**STATED TASK**
Leave out the pictures, and retype only the lines from the beginning of the material through the line that contains "from matplotlib.ticker import", including both.

**STORED DATA**
=-=-=

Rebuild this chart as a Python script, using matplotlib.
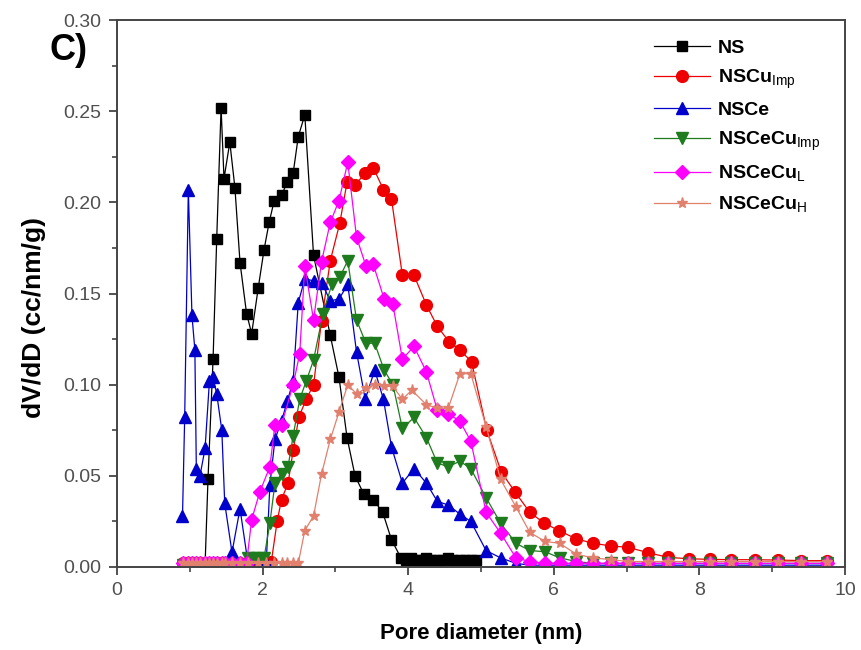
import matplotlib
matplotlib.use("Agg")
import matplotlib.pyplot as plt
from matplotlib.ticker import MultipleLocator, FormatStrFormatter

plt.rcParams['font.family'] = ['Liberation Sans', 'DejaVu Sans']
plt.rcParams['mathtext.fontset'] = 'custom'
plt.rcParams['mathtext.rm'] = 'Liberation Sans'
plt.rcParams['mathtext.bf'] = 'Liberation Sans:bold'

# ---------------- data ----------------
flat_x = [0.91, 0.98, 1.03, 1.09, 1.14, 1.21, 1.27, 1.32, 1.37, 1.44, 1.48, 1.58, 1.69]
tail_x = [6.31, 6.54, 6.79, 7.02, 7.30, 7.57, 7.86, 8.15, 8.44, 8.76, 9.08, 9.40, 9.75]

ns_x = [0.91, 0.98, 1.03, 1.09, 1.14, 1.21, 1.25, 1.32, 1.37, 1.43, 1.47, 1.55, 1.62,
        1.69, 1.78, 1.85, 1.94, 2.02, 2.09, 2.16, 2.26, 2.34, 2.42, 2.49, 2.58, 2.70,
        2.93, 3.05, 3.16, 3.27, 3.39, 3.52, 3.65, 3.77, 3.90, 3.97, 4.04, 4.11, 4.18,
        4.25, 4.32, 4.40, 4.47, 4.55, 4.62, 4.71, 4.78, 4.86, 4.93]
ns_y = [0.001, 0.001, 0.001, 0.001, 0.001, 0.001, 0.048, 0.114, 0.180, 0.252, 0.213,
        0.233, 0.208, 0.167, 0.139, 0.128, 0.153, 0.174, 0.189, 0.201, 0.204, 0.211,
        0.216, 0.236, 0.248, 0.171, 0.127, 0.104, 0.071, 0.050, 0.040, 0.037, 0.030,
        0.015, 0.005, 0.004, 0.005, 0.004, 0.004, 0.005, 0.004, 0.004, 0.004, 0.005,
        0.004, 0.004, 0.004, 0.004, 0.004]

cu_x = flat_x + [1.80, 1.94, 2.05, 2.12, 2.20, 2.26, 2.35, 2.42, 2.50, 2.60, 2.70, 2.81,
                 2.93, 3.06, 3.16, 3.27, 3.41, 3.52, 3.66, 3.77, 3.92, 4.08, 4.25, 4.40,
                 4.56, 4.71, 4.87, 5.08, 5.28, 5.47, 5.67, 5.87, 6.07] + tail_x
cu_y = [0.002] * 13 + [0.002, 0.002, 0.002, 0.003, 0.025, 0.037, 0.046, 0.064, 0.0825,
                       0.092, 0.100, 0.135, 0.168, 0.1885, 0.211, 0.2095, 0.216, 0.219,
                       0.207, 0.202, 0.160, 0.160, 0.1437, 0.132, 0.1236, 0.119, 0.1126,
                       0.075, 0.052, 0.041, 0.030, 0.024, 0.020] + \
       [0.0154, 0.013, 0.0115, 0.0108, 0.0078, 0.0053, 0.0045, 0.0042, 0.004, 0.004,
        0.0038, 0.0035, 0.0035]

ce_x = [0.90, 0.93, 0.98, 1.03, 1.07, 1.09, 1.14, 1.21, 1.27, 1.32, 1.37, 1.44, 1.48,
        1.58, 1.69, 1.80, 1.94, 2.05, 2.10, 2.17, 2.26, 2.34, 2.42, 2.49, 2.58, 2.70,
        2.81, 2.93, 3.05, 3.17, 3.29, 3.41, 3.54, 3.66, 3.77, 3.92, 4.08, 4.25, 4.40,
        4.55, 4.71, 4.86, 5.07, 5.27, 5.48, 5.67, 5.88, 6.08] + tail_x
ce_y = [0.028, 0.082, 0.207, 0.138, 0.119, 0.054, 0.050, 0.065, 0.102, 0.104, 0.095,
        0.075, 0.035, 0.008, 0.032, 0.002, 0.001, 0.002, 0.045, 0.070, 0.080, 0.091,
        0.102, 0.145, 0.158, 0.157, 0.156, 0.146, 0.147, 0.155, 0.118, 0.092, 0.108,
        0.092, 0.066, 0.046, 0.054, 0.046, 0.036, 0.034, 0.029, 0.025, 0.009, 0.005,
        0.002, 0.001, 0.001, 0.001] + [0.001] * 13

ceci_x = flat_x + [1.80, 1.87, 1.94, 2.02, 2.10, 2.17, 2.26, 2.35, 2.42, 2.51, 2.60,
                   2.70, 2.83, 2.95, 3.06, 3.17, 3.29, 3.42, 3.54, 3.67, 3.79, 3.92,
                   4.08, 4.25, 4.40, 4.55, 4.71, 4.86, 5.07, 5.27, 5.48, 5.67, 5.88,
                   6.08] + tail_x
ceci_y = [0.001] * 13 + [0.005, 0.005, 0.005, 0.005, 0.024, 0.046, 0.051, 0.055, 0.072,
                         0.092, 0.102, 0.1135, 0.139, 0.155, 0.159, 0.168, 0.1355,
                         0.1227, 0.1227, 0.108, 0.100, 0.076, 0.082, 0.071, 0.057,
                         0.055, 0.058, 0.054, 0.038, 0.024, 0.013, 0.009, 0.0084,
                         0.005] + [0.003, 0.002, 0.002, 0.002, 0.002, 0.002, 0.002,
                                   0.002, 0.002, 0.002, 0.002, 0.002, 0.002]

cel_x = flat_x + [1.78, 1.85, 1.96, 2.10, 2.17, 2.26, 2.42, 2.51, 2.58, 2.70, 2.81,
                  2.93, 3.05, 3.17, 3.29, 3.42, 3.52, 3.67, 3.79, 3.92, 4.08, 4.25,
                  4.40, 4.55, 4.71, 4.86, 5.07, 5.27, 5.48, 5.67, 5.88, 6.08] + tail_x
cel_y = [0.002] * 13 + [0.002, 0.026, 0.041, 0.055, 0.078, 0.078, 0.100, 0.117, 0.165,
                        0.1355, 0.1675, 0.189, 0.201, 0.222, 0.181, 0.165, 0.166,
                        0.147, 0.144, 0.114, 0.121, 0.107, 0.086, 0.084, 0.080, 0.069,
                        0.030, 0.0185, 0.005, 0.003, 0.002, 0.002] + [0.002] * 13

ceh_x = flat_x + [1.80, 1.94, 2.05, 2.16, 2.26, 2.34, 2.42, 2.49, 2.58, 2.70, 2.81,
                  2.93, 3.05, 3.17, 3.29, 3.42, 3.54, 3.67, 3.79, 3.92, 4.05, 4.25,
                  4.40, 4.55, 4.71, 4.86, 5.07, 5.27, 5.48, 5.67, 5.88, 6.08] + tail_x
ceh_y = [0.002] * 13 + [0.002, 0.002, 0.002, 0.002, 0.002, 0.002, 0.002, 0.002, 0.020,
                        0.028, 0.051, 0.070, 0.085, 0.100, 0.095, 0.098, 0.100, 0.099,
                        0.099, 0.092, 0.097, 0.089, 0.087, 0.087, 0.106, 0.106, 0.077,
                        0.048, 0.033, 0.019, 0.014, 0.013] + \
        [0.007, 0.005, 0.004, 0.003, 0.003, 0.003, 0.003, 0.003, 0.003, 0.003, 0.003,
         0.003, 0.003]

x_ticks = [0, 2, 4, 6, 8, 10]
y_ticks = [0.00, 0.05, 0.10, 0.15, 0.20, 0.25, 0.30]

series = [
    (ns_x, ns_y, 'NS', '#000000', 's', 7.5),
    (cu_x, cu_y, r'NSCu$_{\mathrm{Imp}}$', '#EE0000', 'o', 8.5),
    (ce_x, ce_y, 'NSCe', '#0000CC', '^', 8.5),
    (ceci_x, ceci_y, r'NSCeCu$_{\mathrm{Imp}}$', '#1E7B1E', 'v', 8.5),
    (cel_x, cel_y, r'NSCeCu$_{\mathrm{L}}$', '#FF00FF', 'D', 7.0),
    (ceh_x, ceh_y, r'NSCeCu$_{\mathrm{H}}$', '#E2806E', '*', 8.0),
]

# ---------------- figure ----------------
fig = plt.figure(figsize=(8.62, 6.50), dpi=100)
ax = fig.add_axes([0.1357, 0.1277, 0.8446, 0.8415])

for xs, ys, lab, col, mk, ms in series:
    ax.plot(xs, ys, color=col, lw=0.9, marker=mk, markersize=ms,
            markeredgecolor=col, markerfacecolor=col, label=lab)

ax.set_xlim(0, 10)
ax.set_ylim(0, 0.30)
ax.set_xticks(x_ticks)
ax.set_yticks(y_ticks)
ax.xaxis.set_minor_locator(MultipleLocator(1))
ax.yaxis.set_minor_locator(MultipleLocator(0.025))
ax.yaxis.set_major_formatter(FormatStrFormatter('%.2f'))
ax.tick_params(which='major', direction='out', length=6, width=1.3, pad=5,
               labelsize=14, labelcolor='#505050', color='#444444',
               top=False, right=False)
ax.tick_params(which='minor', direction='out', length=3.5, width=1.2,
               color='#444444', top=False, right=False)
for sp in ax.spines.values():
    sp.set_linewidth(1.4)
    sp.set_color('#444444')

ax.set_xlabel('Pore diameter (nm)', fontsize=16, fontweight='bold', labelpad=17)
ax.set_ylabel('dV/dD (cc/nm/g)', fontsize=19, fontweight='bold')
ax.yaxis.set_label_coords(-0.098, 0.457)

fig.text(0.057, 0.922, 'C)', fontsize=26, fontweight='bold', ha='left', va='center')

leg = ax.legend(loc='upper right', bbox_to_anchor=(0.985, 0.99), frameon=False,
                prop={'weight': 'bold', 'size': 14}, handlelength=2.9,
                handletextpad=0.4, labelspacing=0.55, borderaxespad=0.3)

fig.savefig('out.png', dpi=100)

=-=-=

**TASK RESPONSE**
Rebuild this chart as a Python script, using matplotlib.
import matplotlib
matplotlib.use("Agg")
import matplotlib.pyplot as plt
from matplotlib.ticker import MultipleLocator, FormatStrFormatter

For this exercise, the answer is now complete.